Danau air asin itu sangat menarik karena kandungan garamnya sepuluh kali lebih banyak ketimbang air laut. Hal ini membuatnya seperti Laut Mati, yang juga sebuah danau besar di Timur Tengah.
Pengunjung biasanya komunitas Yahudi dari Buenos Aires yang hendak berlibur atau sekadar refreshing di akhir pekan. Sayang, semua ini tak bisa dilakukan karena Epecuen tak lagi ada.
Musim hujan besar melanda daerah itu, membuat air danau meluappada 10 November 1985. Air menembus dinding pembatas dan tumpah hingga ke jalanan. Orang-orang pun berlarian menyelamatkan diri meninggalkan tempat itu.
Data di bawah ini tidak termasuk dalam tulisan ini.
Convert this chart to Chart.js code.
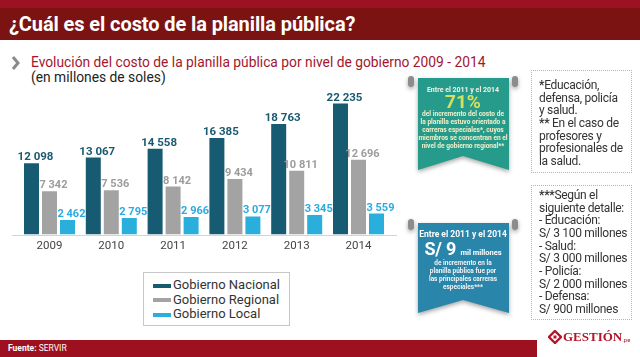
<!DOCTYPE html>
<html><head><meta charset="utf-8">
<script src="https://cdn.jsdelivr.net/npm/chart.js@4.4.1/dist/chart.umd.min.js"></script>
<style>
html,body{margin:0;padding:0;}
body{width:640px;height:357px;position:relative;overflow:hidden;background:#fff;font-family:Roboto,"Open Sans",sans-serif;}
.abs{position:absolute;}
#topstrip{left:0;top:0;width:640px;height:8px;background:#9d1222;}
#band{left:0;top:8px;width:640px;height:32px;background:#7a1312;}
#title{left:9px;top:8px;height:32px;line-height:32px;color:#fff;font-weight:700;font-size:20px;white-space:nowrap;letter-spacing:-0.1px;}
#chev{left:11px;top:56px;}
#subtitle{left:31px;top:53px;font-size:13.8px;line-height:18px;color:#a3162e;white-space:nowrap;}
#subtitle2{left:31px;top:68px;font-size:13.8px;line-height:18px;color:#222;white-space:nowrap;}
#chartbox{left:0;top:80px;width:400px;height:190px;}
#legend{left:143px;top:272px;width:147px;height:54px;border:1px solid #c8c8c8;box-sizing:border-box;padding-top:5px;}
.li{height:14.5px;line-height:14.5px;font-size:13px;color:#333;white-space:nowrap;position:relative;padding-left:29px;}
.sw{position:absolute;left:9px;top:5.5px;width:18px;height:4px;}
.note{border:1px dotted #b5b5b5;box-sizing:border-box;font-size:12px;line-height:12.67px;color:#333;padding-left:7px;white-space:nowrap;letter-spacing:-0.3px;}
#note1{left:531px;top:70px;width:101px;height:103px;padding-top:8px;}
#note2{left:531px;top:185px;width:101px;height:135px;padding-top:3px;}
.bt{width:92px;text-align:center;font-weight:700;white-space:nowrap;}
#footer{left:0;top:340px;width:537px;height:17px;background:#9c1020;}
#fuente{left:8px;top:340px;line-height:17px;font-size:8.5px;color:#fff;}
#logo{left:548px;top:329px;height:15px;display:flex;align-items:center;white-space:nowrap;}
</style></head>
<body>
<div id="topstrip" class="abs"></div>
<div id="band" class="abs"></div>
<div id="title" class="abs">¿Cuál es el costo de la planilla pública?</div>
<svg id="chev" class="abs" width="10" height="14"><polyline points="2,1 7,7 2,13" fill="none" stroke="#8a8a8a" stroke-width="3"/></svg>
<div id="subtitle" class="abs">Evolución del costo de la planilla pública por nivel de gobierno 2009 - 2014</div>
<div id="subtitle2" class="abs">(en millones de soles)</div>
<div id="chartbox" class="abs"><canvas id="c"></canvas></div>
<div id="legend" class="abs"></div>

<svg class="abs" style="left:400px;top:60px;filter:drop-shadow(0 2px 2px rgba(0,0,0,0.35));" width="130" height="270">
  <polygon points="18,18 109,18 109,110 63,96 18,110" fill="#279b8b"/>
  <rect x="8" y="16" width="6" height="11" rx="3" fill="#8c8c8c"/>
  <rect x="112" y="16" width="6" height="11" rx="3" fill="#8c8c8c"/>
  <polygon points="18,163 109,163 109,253 63,240 18,253" fill="#2985a9"/>
  <rect x="8" y="159" width="6" height="11" rx="3" fill="#8c8c8c"/>
  <rect x="112" y="159" width="6" height="11" rx="3" fill="#8c8c8c"/>
</svg>
<div class="abs bt" style="left:417px;top:86px;font-size:7px;line-height:9px;color:#f4f3e2;">Entre el 2011 y el 2014</div>
<div class="abs bt" style="left:417px;top:91px;font-size:19px;line-height:22px;color:#d6e05c;">71%</div>
<div class="abs bt" style="left:417px;top:110px;font-size:6.6px;line-height:8px;color:#f1efc8;">del incremento del costo de<br>la planilla estuvo orientado a<br>carreras especiales*, cuyos<br>miembros se concentran en el<br>nivel de gobierno regional**</div>
<div class="abs bt" style="left:417px;top:229px;font-size:8.5px;line-height:10px;color:#fff;">Entre el 2011 y el 2014</div>
<div class="abs bt" style="left:417px;top:238px;font-size:18px;line-height:22px;color:#fff;letter-spacing:-0.2px;">S/ 9 <span style="font-size:7.5px;letter-spacing:0;">mil millones</span></div>
<div class="abs bt" style="left:417px;top:259px;font-size:6.5px;line-height:8px;color:#f2f2f2;">de incremento en la<br>planilla pública fue por<br>las principales carreras<br>especiales***</div>

<div id="note1" class="abs note"><b>*</b>Educación,<br>defensa, policía<br>y salud.<br><b>**</b> En el caso de<br>profesores y<br>profesionales de<br>la salud.</div>
<div id="note2" class="abs note"><b>***</b>Según el<br>siguiente detalle:<br>- Educación:<br>S/ 3 100 millones<br>- Salud:<br>S/ 3 000 millones<br>- Policía:<br>S/ 2 000 millones<br>- Defensa:<br>S/ 900 millones</div>

<div id="footer" class="abs"></div>
<div id="fuente" class="abs"><b>Fuente:</b> SERVIR</div>
<div id="logo" class="abs">
  <svg width="14" height="14"><polygon points="7,1 13,7 7,13 1,7" fill="none" stroke="#b3172b" stroke-width="2.4"/><rect x="5.5" y="5.5" width="3" height="3" fill="#b3172b"/></svg><span style="font-family:'Liberation Serif',serif;font-weight:700;font-size:13px;line-height:15px;color:#b3172b;margin-left:1px;">GESTIÓN</span><span style="font-size:6px;line-height:15px;color:#b3172b;padding-top:5px;">.pe</span>
</div>

<script>
const years = ['2009','2010','2011','2012','2013','2014'];
const seriesNames = ['Gobierno Nacional','Gobierno Regional','Gobierno Local'];
const nacional = [12098,13067,14558,16385,18763,22235];
const regional = [7342,7536,8142,9434,10811,12696];
const local = [2462,2795,2966,3077,3345,3559];
const barColors = ['#175b73','#a3a3a3','#2aafdc'];
const labelColors = ['#1a5a70','#9c9c9c','#2aabdf'];

function fmt(v){return String(v).replace(/\B(?=(\d{3})+(?!\d))/g,' ');}

const lg = document.getElementById('legend');
seriesNames.forEach((n,i)=>{
  const d=document.createElement('div');d.className='li';
  d.innerHTML='<span class="sw" style="background:'+barColors[i]+'"></span>'+n;
  lg.appendChild(d);
});

const labelPlugin = {
  id:'vlabels',
  afterDatasetsDraw(chart){
    const c=chart.ctx; c.save();
    chart.data.datasets.forEach((ds,i)=>{
      const meta=chart.getDatasetMeta(i);
      c.fillStyle=labelColors[i];
      c.font='bold '+(i===0?11.5:11)+'px Roboto';
      c.textAlign='center'; c.textBaseline='alphabetic';
      meta.data.forEach((bar,j)=>{ c.fillText(fmt(ds.data[j]), bar.x+4, bar.y-3); });
    });
    c.restore();
  }
};
const basePlugin = {
  id:'baseline',
  beforeDatasetsDraw(chart){
    const c=chart.ctx, y=Math.round(chart.scales.y.getPixelForValue(0))+0.5;
    c.save(); c.strokeStyle='#d4d4d4'; c.lineWidth=1;
    c.beginPath(); c.moveTo(12,y); c.lineTo(397,y); c.stroke(); c.restore();
  }
};

new Chart(document.getElementById('c'),{
  type:'bar',
  data:{labels:years,datasets:[
    {label:seriesNames[0],data:nacional,backgroundColor:barColors[0]},
    {label:seriesNames[1],data:regional,backgroundColor:barColors[1]},
    {label:seriesNames[2],data:local,backgroundColor:barColors[2]}
  ]},
  options:{
    responsive:true,maintainAspectRatio:false,animation:false,
    layout:{padding:{left:18.6,right:10.6,top:7.2,bottom:11.6}},
    datasets:{bar:{categoryPercentage:0.874,barPercentage:0.833}},
    plugins:{legend:{display:false},tooltip:{enabled:false}},
    scales:{
      x:{grid:{display:false,drawTicks:false,tickLength:0},border:{display:false},
         ticks:{color:'#444',font:{size:11.5,family:'Roboto'},padding:5}},
      y:{display:false,min:0,max:25000}
    }
  },
  plugins:[labelPlugin,basePlugin]
});
</script>
</body></html>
Rumah-rumah penduduk di sekitarnya tak lama kemudian, ikut tenggelam di bawah air setinggi hampir sepuluh meter. Kandungan garamnya yang lebih tinggi,membuat air tersebut memiliki sifat yang lebih merusak ketimbang air biasa.
Kini, air tersebut mulai surut dan tampaklah pemandangan seperti kota mati dalam film-film. Upaya membangun kembali kota itu mulai dilaksanakan, agar bisa kembali menimbun pundi-pundi emas sebagai kota resor wisata.
Epecuen diusahakan kembali menjadi tempat yang layak sebagai tujuan wisata. Agar warga dan wisatawan merasa pantas-pantas saja mengemudi enam jam di dalam mobil sejauh 550 kilometer untuk pelesir ke tempat itu.
Meski saat ini, orang-orang datang untuk melihat bekas-bekas kejayaan Epecuen. Seperti sisa-sisarumah yang di dalamnya masih dilengkapi furnitur rusak, timbunan bangkai kendaraan, serta banyak bukti-bukti kehidupan.
Tak jauh, terdapat tangga menuju entah ke mana. Kemudian sebuah kuburan yang masih dibanjiri air, tapi batu-batu nisannya sudah tampak. Lansekap pascabencana itu merekam dengan jelas pengalaman traumatis Epecuen.
Satu pria menolak sepenuhnya meninggalkan Epecuen. Dia Pablo Novak (82), tinggal di ujung kota tersebut dan menyambut mereka yang hendak menyaksikan bekas-bekas kehidupan.
“Siapapun yang lewat, tak bisa melanjutkan perjalanan tanpa berkunjung ke tempat ini. Makin banyak orang yang melintas untuk melihat sisa-sisa kota,” ujar Novak, yang bertindak seperti pemandu wisata.
Sisa warga Epecuen banyak yang menyelamatkan diri ke Carhue, kota tetangga yang juga terletak di tepi danau. Di tempat itu, mereka membangun hotel dan spa baru, tak jauh beda dari Epecuen yang sempat menjadi sumber kehidupan mereka.